My feature on the history and legacy of Asco brought loads of letters, calls, and emails. Some congratulatory, some reprimanding, some critical. The Weekly published a couple this week in print and more online. Because the letters published are mostly scathing or critical, blogger's prerogative here at Intersections dictactes that I reproduce the only friendly letter below, from Sean Carrillo in New York:
If I had a hundred hats I would take them off to Daniel Hernandez for his brilliant, insightful and thoroughly engrossing article. As a member of “Asco B” and witness to this spectacular debacle I must say he has captured some of the perfidy, drama, madness, careerism, exploitation and mania that were hallmarks of the Asco that I knew and lived. It is not his fault that he was not able to conjure the many performances when we held the audience in the palm of our hand followed by Rat Pack–esque after-parties, the effortless collaboration, the unbridled laughter, relentless joy and youthful exuberance that I knew and loved. Nonetheless, the article was like a bullet train to one’s past where the destiny is known, cherished and avoided. As I sit alone at my computer writing this I hear a faint rumble in the background like the murmur of a roomful of ghosts. Maybe it is just the sound of a hundred hats hitting the floor.
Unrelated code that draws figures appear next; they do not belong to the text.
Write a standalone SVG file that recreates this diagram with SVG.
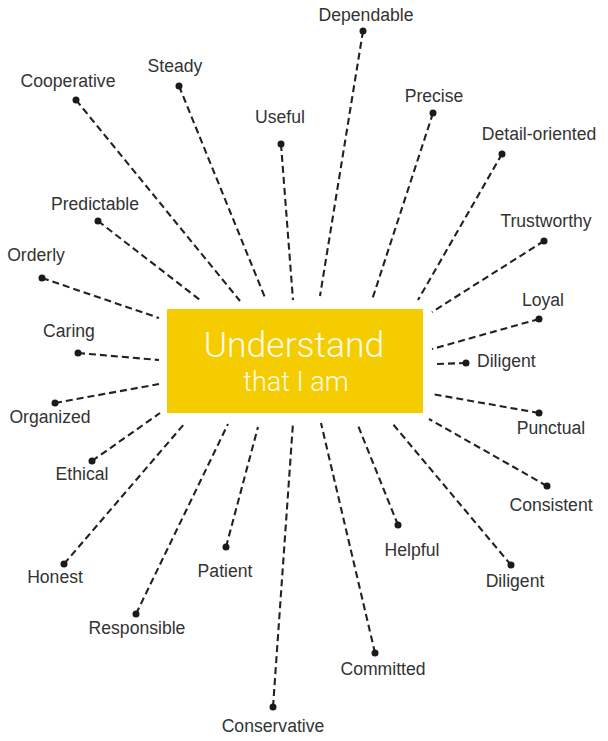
<svg xmlns="http://www.w3.org/2000/svg" width="608" height="741" viewBox="0 0 608 741">
  <style>
    .lbl { font-family: "Liberation Sans", Arial, sans-serif; font-size: 17.6px; fill: #333333; text-anchor: middle; }
    .spoke { stroke: #222222; stroke-width: 2.1; stroke-dasharray: 7 4; fill: none; }
    .dot { fill: #1a1a1a; }
    .hub-text { font-family: "Roboto", "Open Sans", sans-serif; font-weight: 300; fill: #fffbe8; text-anchor: middle; }
  </style>

  <!-- central box -->
  <g id="hub">
    <rect x="167" y="309" width="256" height="104" fill="#f5cc00"/>
    <text class="hub-text" x="294" y="357" font-size="35.5">Understand</text>
    <text class="hub-text" x="296" y="391" font-size="27">that I am</text>
  </g>

  <!-- dashed spokes from each word dot to the box -->
  <g id="connectors">
    <line class="spoke" x1="363" y1="31" x2="320" y2="296"/>
    <line class="spoke" x1="179" y1="86" x2="266" y2="300"/>
    <line class="spoke" x1="76" y1="100" x2="240" y2="301"/>
    <line class="spoke" x1="281" y1="144" x2="293" y2="300"/>
    <line class="spoke" x1="433" y1="113" x2="372" y2="300"/>
    <line class="spoke" x1="502" y1="154" x2="418" y2="300"/>
    <line class="spoke" x1="98" y1="221" x2="200" y2="300"/>
    <line class="spoke" x1="544" y1="241" x2="432" y2="312"/>
    <line class="spoke" x1="42" y1="278" x2="159" y2="318"/>
    <line class="spoke" x1="539" y1="319" x2="432" y2="349"/>
    <line class="spoke" x1="78" y1="353" x2="159" y2="360"/>
    <line class="spoke" x1="466" y1="363" x2="435" y2="364"/>
    <line class="spoke" x1="55" y1="403" x2="159" y2="384"/>
    <line class="spoke" x1="539" y1="413" x2="432" y2="394"/>
    <line class="spoke" x1="92" y1="461" x2="160" y2="413"/>
    <line class="spoke" x1="547" y1="486" x2="429" y2="419"/>
    <line class="spoke" x1="398" y1="525" x2="357" y2="423"/>
    <line class="spoke" x1="64" y1="564" x2="185" y2="423"/>
    <line class="spoke" x1="226" y1="547" x2="258" y2="427"/>
    <line class="spoke" x1="511" y1="565" x2="392" y2="423"/>
    <line class="spoke" x1="136" y1="614" x2="228" y2="424"/>
    <line class="spoke" x1="375" y1="653" x2="321" y2="423"/>
    <line class="spoke" x1="273" y1="707" x2="293" y2="423"/>
  </g>

  <g id="dependable"><circle class="dot" cx="363" cy="31" r="3.5"/><text class="lbl" x="366" y="21">Dependable</text></g>
  <g id="steady"><circle class="dot" cx="179" cy="86" r="3.5"/><text class="lbl" x="175" y="72">Steady</text></g>
  <g id="cooperative"><circle class="dot" cx="76" cy="100" r="3.5"/><text class="lbl" x="68" y="87">Cooperative</text></g>
  <g id="useful"><circle class="dot" cx="281" cy="144" r="3.5"/><text class="lbl" x="280" y="123">Useful</text></g>
  <g id="precise"><circle class="dot" cx="433" cy="113" r="3.5"/><text class="lbl" x="434" y="102">Precise</text></g>
  <g id="detail-oriented"><circle class="dot" cx="502" cy="154" r="3.5"/><text class="lbl" x="539" y="140">Detail-oriented</text></g>
  <g id="predictable"><circle class="dot" cx="98" cy="221" r="3.5"/><text class="lbl" x="95" y="210">Predictable</text></g>
  <g id="trustworthy"><circle class="dot" cx="544" cy="241" r="3.5"/><text class="lbl" x="546" y="227">Trustworthy</text></g>
  <g id="orderly"><circle class="dot" cx="42" cy="278" r="3.5"/><text class="lbl" x="36" y="261">Orderly</text></g>
  <g id="loyal"><circle class="dot" cx="539" cy="319" r="3.5"/><text class="lbl" x="543" y="306">Loyal</text></g>
  <g id="caring"><circle class="dot" cx="78" cy="353" r="3.5"/><text class="lbl" x="69" y="337">Caring</text></g>
  <g id="diligent-right"><circle class="dot" cx="466" cy="363" r="3.5"/><text class="lbl" x="477" y="367" style="text-anchor:start">Diligent</text></g>
  <g id="organized"><circle class="dot" cx="55" cy="403" r="3.5"/><text class="lbl" x="50" y="423">Organized</text></g>
  <g id="punctual"><circle class="dot" cx="539" cy="413" r="3.5"/><text class="lbl" x="551" y="434">Punctual</text></g>
  <g id="ethical"><circle class="dot" cx="92" cy="461" r="3.5"/><text class="lbl" x="82" y="480">Ethical</text></g>
  <g id="consistent"><circle class="dot" cx="547" cy="486" r="3.5"/><text class="lbl" x="551" y="511">Consistent</text></g>
  <g id="helpful"><circle class="dot" cx="398" cy="525" r="3.5"/><text class="lbl" x="412" y="556">Helpful</text></g>
  <g id="honest"><circle class="dot" cx="64" cy="564" r="3.5"/><text class="lbl" x="55" y="583">Honest</text></g>
  <g id="patient"><circle class="dot" cx="226" cy="547" r="3.5"/><text class="lbl" x="225" y="577">Patient</text></g>
  <g id="diligent-bottom"><circle class="dot" cx="511" cy="565" r="3.5"/><text class="lbl" x="515" y="587">Diligent</text></g>
  <g id="responsible"><circle class="dot" cx="136" cy="614" r="3.5"/><text class="lbl" x="137" y="634">Responsible</text></g>
  <g id="committed"><circle class="dot" cx="375" cy="653" r="3.5"/><text class="lbl" x="383" y="675">Committed</text></g>
  <g id="conservative"><circle class="dot" cx="273" cy="707" r="3.5"/><text class="lbl" x="273" y="732">Conservative</text></g>
</svg>
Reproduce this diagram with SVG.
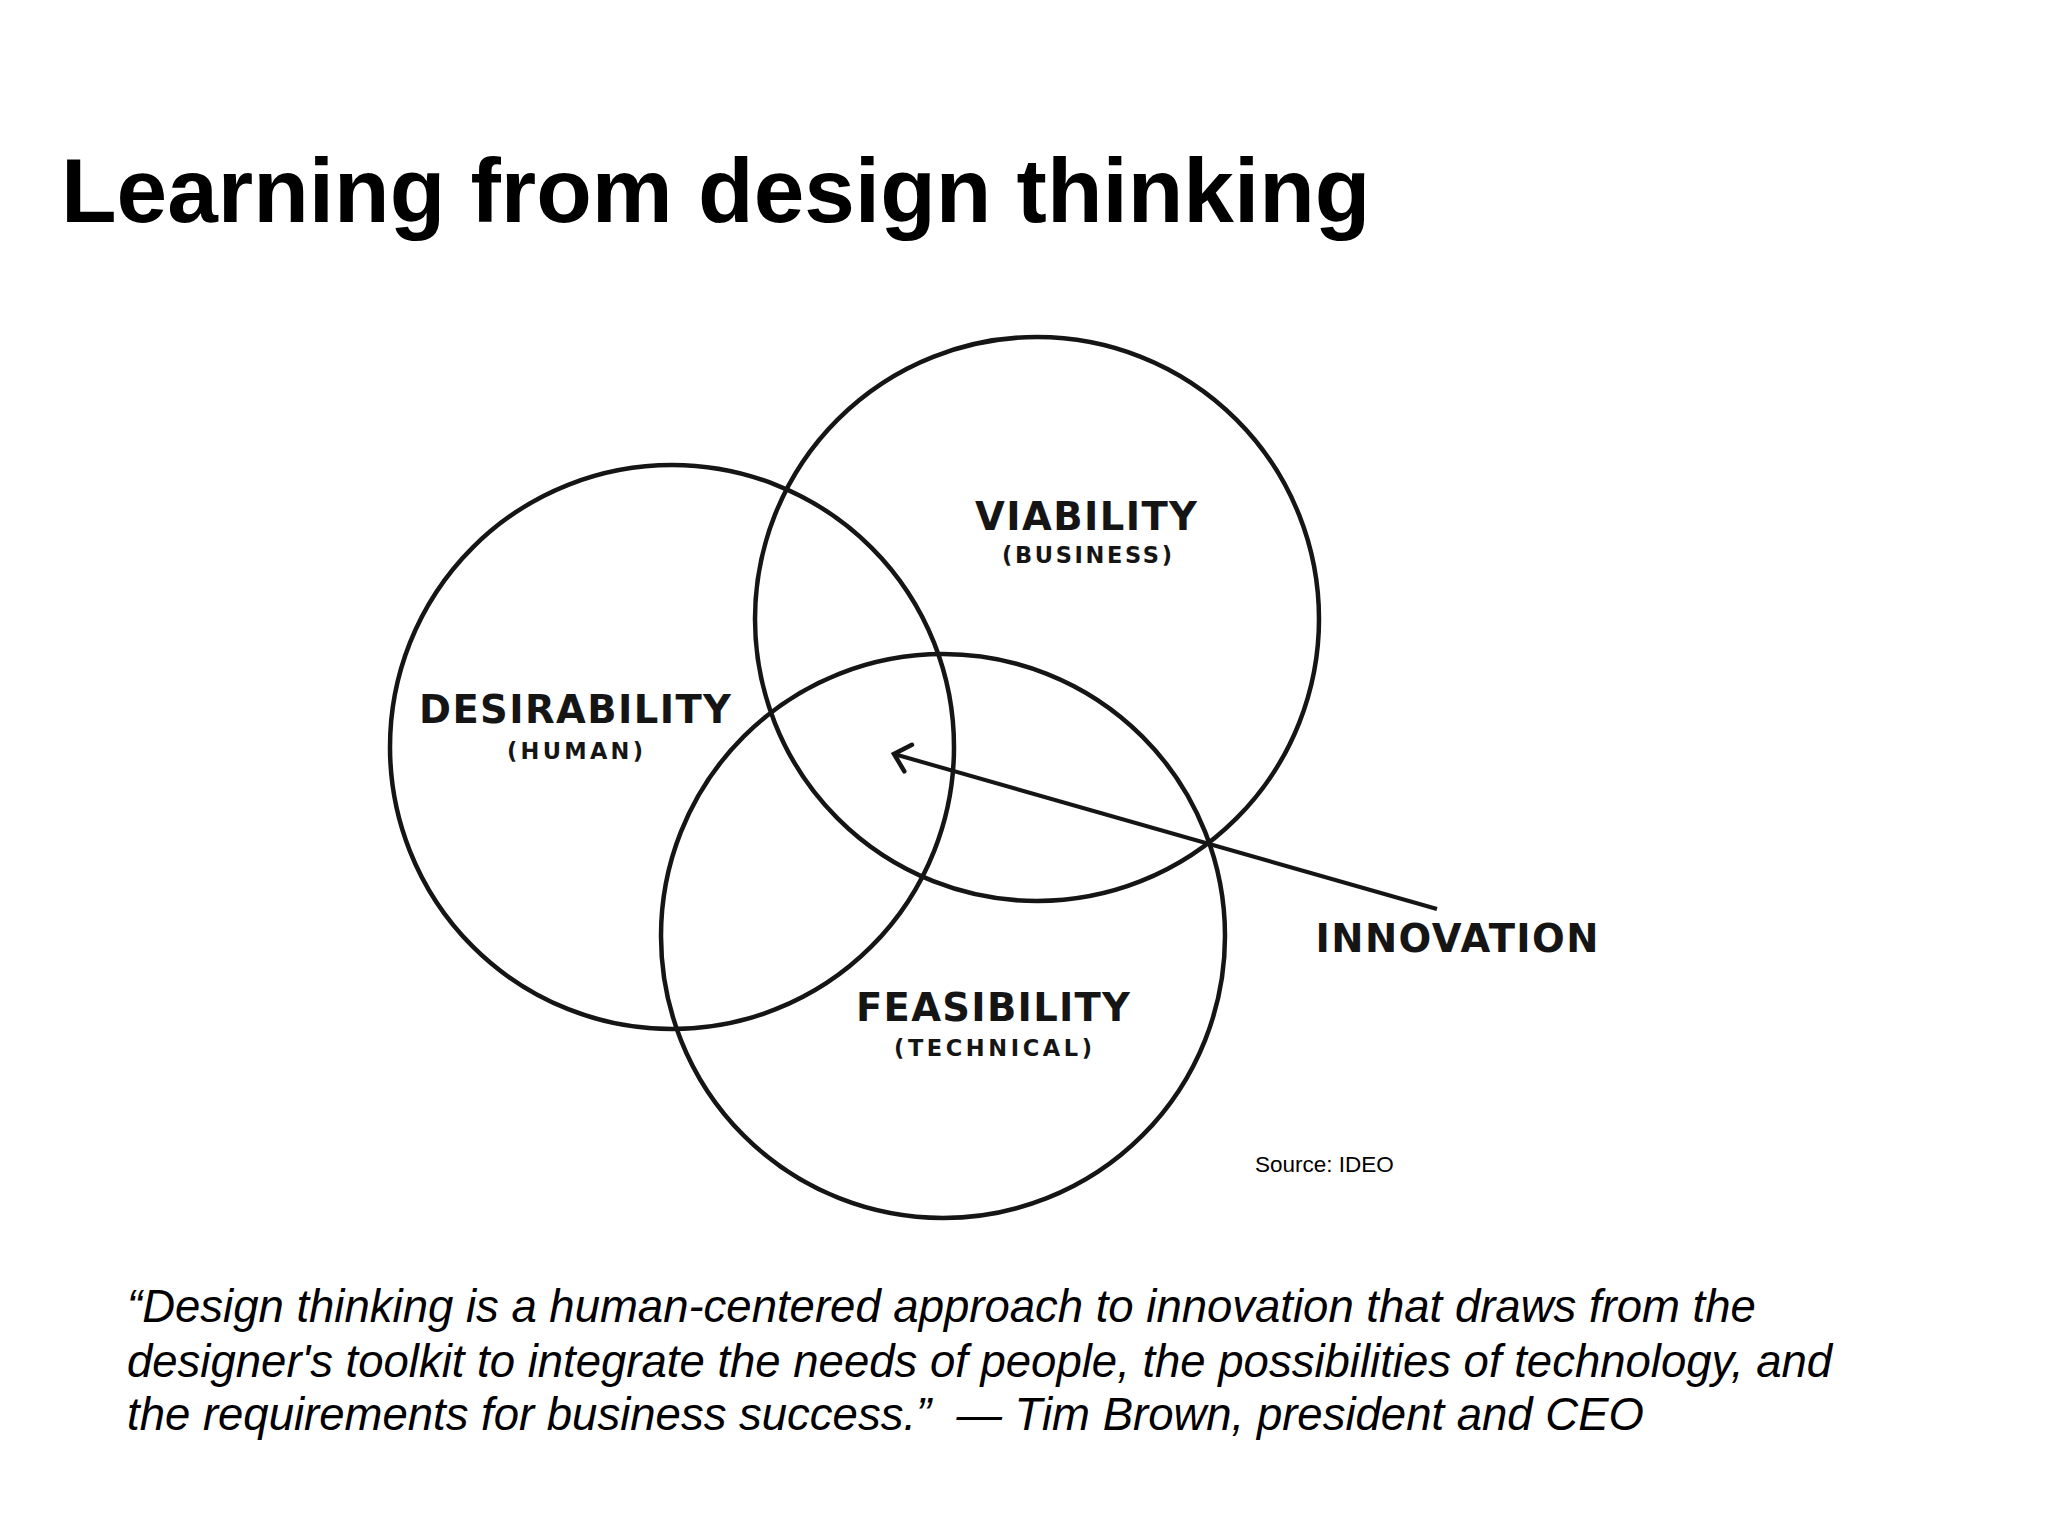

The rest of the letters are here. Along with corrections on the piece. See also 'A Dada daydream in Chicanoville, U.S.A.'
* And while we're indulging here, I would like to note and congratulate my friends and colleagues at the Weekly who swept up all kinds of awards at the L.A. Press Club and AAN this year. Shout out also to Adolfo Guzman-Lopez for winning "Radio Journalist of the Year" at the Press Club. And, on the blog front, to my former editor Alan Mittelstaedt for kicking butt as guest blogger at WitnessLA recently.